> DIRECTIONS
Without including any images, repeat the data exactly.

◆ ◆ ◆ ◆

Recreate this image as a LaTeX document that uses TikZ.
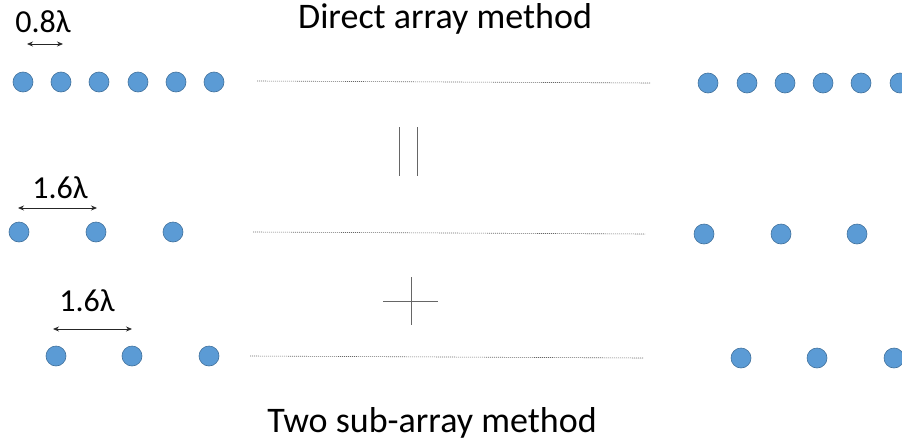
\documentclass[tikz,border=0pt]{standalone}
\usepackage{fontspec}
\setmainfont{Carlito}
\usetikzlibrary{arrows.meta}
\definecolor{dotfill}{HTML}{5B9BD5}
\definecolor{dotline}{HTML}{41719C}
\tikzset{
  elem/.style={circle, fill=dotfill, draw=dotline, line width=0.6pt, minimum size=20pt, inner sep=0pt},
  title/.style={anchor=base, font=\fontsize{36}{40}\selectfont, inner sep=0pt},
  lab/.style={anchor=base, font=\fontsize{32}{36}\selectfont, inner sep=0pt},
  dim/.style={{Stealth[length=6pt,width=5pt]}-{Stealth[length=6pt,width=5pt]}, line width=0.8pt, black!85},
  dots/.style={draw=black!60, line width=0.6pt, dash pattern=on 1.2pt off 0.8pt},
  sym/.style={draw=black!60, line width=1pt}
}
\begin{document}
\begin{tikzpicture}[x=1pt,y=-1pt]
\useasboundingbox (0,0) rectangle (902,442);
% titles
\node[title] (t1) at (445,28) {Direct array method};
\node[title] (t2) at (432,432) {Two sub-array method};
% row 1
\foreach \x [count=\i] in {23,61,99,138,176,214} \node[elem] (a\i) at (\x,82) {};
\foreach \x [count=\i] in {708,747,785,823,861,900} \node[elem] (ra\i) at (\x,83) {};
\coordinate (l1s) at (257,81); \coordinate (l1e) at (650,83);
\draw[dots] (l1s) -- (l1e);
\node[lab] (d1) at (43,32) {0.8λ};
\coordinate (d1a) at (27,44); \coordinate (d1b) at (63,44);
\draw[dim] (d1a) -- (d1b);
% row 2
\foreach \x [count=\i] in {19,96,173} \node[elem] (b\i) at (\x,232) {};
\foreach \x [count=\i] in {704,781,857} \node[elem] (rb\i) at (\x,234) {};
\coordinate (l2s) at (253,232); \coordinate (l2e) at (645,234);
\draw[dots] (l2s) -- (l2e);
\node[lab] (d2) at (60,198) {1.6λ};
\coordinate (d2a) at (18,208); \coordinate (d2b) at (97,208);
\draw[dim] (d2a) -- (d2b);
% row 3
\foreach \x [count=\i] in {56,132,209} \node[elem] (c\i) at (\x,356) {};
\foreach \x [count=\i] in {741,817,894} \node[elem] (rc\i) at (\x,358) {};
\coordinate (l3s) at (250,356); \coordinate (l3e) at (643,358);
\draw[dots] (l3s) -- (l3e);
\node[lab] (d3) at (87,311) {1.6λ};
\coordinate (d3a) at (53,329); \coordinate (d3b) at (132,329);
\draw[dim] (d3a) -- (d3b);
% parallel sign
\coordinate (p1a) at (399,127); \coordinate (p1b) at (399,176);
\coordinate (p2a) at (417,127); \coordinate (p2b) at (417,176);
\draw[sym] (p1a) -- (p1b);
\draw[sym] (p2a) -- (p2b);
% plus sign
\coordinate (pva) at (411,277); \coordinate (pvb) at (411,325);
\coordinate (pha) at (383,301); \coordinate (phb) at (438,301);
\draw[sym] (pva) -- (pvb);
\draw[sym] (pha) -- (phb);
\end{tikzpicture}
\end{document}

◆ ◆ ◆ ◆

> EXERCISE SOLUTION
Recreate this image as a LaTeX document that uses TikZ.
\documentclass[tikz,border=0pt]{standalone}
\usepackage{fontspec}
\setmainfont{Carlito}
\usetikzlibrary{arrows.meta}
\definecolor{dotfill}{HTML}{5B9BD5}
\definecolor{dotline}{HTML}{41719C}
\tikzset{
  elem/.style={circle, fill=dotfill, draw=dotline, line width=0.6pt, minimum size=20pt, inner sep=0pt},
  title/.style={anchor=base, font=\fontsize{36}{40}\selectfont, inner sep=0pt},
  lab/.style={anchor=base, font=\fontsize{32}{36}\selectfont, inner sep=0pt},
  dim/.style={{Stealth[length=6pt,width=5pt]}-{Stealth[length=6pt,width=5pt]}, line width=0.8pt, black!85},
  dots/.style={draw=black!60, line width=0.6pt, dash pattern=on 1.2pt off 0.8pt},
  sym/.style={draw=black!60, line width=1pt}
}
\begin{document}
\begin{tikzpicture}[x=1pt,y=-1pt]
\useasboundingbox (0,0) rectangle (902,442);
% titles
\node[title] (t1) at (445,28) {Direct array method};
\node[title] (t2) at (432,432) {Two sub-array method};
% row 1
\foreach \x [count=\i] in {23,61,99,138,176,214} \node[elem] (a\i) at (\x,82) {};
\foreach \x [count=\i] in {708,747,785,823,861,900} \node[elem] (ra\i) at (\x,83) {};
\coordinate (l1s) at (257,81); \coordinate (l1e) at (650,83);
\draw[dots] (l1s) -- (l1e);
\node[lab] (d1) at (43,32) {0.8λ};
\coordinate (d1a) at (27,44); \coordinate (d1b) at (63,44);
\draw[dim] (d1a) -- (d1b);
% row 2
\foreach \x [count=\i] in {19,96,173} \node[elem] (b\i) at (\x,232) {};
\foreach \x [count=\i] in {704,781,857} \node[elem] (rb\i) at (\x,234) {};
\coordinate (l2s) at (253,232); \coordinate (l2e) at (645,234);
\draw[dots] (l2s) -- (l2e);
\node[lab] (d2) at (60,198) {1.6λ};
\coordinate (d2a) at (18,208); \coordinate (d2b) at (97,208);
\draw[dim] (d2a) -- (d2b);
% row 3
\foreach \x [count=\i] in {56,132,209} \node[elem] (c\i) at (\x,356) {};
\foreach \x [count=\i] in {741,817,894} \node[elem] (rc\i) at (\x,358) {};
\coordinate (l3s) at (250,356); \coordinate (l3e) at (643,358);
\draw[dots] (l3s) -- (l3e);
\node[lab] (d3) at (87,311) {1.6λ};
\coordinate (d3a) at (53,329); \coordinate (d3b) at (132,329);
\draw[dim] (d3a) -- (d3b);
% parallel sign
\coordinate (p1a) at (399,127); \coordinate (p1b) at (399,176);
\coordinate (p2a) at (417,127); \coordinate (p2b) at (417,176);
\draw[sym] (p1a) -- (p1b);
\draw[sym] (p2a) -- (p2b);
% plus sign
\coordinate (pva) at (411,277); \coordinate (pvb) at (411,325);
\coordinate (pha) at (383,301); \coordinate (phb) at (438,301);
\draw[sym] (pva) -- (pvb);
\draw[sym] (pha) -- (phb);
\end{tikzpicture}
\end{document}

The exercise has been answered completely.